Via The New York Times: Coronavirus in N.Y.: Without Chinese Tourists, Business Sags. Excerpt:
The manager of a hotel near Newark Liberty International Airport that relies on tourists from China estimated the loss from the coronavirus outbreak at “well over $100,000 and climbing.”
A company that arranges Chinese-language bus tours of the sights in Manhattan is dealing with as many as 300 cancellations from Chinese tourists who cannot come to New York this week.
The owner of a travel agency in Queens who had booked trips for 200 Chinese tourists this week and next has already thought about when he might have to lay off two of his five employees.
With health officials scrambling to deal with an outbreak that is spreading around the world, tour operators and travel agents in the New York area are bracing for the economic pain that will come with empty rooms in hotels and empty seats on tour buses.
“It’s going to be a serious financial burden,” said Elizabeth Chin, a travel agent in Fort Lee, N.J., and the chairwoman of the Pacific Asia Travel Association, a trade group. “The flights are canceled. The tour operators have canceled.”

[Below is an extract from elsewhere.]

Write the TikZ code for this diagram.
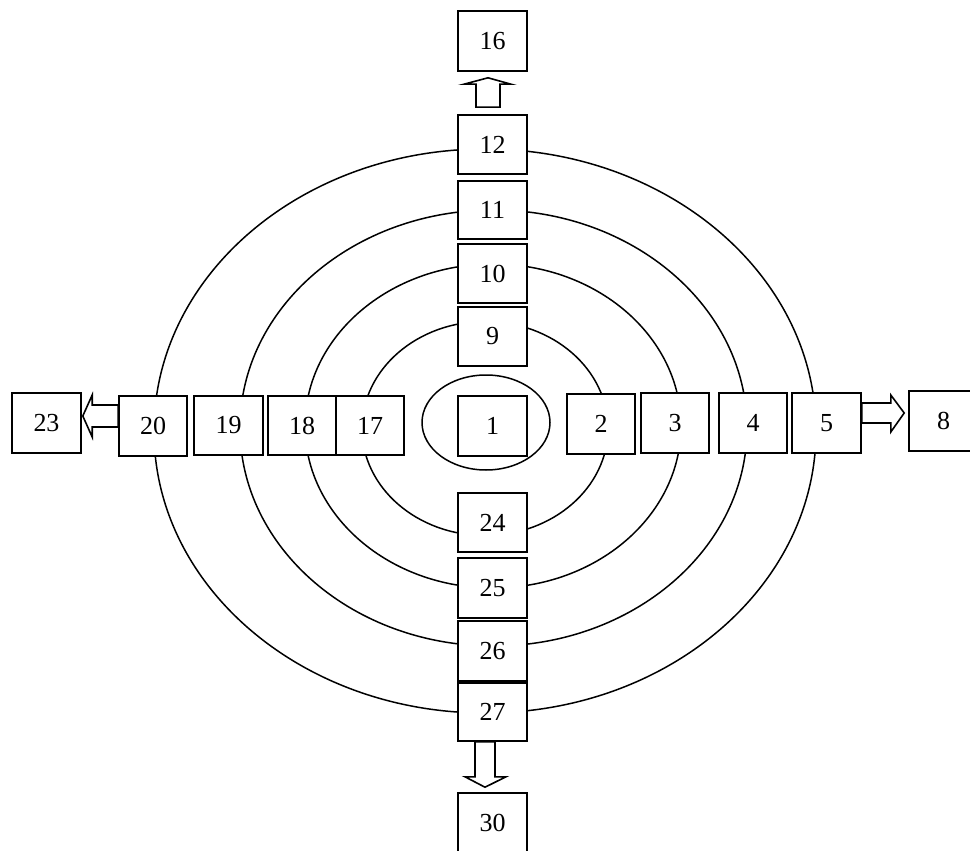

Across the globe, many cities are starting to experience the fallout from the precipitous drop of visitors from China now that the Chinese government has imposed a ban on organized tours and many airlines have suspended service to and from that country. The coronavirus is believed to have originated in Wuhan, China, late last year.
In London, restaurant operators in the city’s Chinatown have noticed a steep drop in business since the country’s first two cases of the coronavirus were confirmed last week in northeast England.
“Compared to the last few months, we lost around 50 percent of our customers,” said Martin Ma, the general manager of Jinli, a restaurant with two branches in Chinatown. “The reason is the virus.”
Health officials in New York have identified three possible cases of the virus among residents, all of whom are now hospitalized. The official said the city was prepared for the possible spread of the virus and cautioned people not to panic.
Still, beyond a plunge in Chinese visitors, owners of restaurants and stores in New York’s three main Chinatowns — in Lower Manhattan; Flushing, Queens; and Sunset Park, Brooklyn — say the coronavirus and the fears it has stoked are hurting business.
At restaurants in Chinatown in Manhattan, workers and owners said business had dropped 50 to 70 percent in the last 10 days.
In New York City, China is an important source of visitors. Chinese tourists represent the second-largest group of foreign travelers. (Visitors from Britain are No. 1.)
Bruce Zhu, the manager of China Tour Travel Services in Flushing, Queens, had booked hotel rooms and made sightseeing-tour arrangements for 200 people who were scheduled to arrive from China in the next two weeks. He said that was a typical number for early to mid-February.
“It’s a big problem,” he said. “We have to cancel the bookings, cancel the hotels. We lose a lot of money on the bookings.”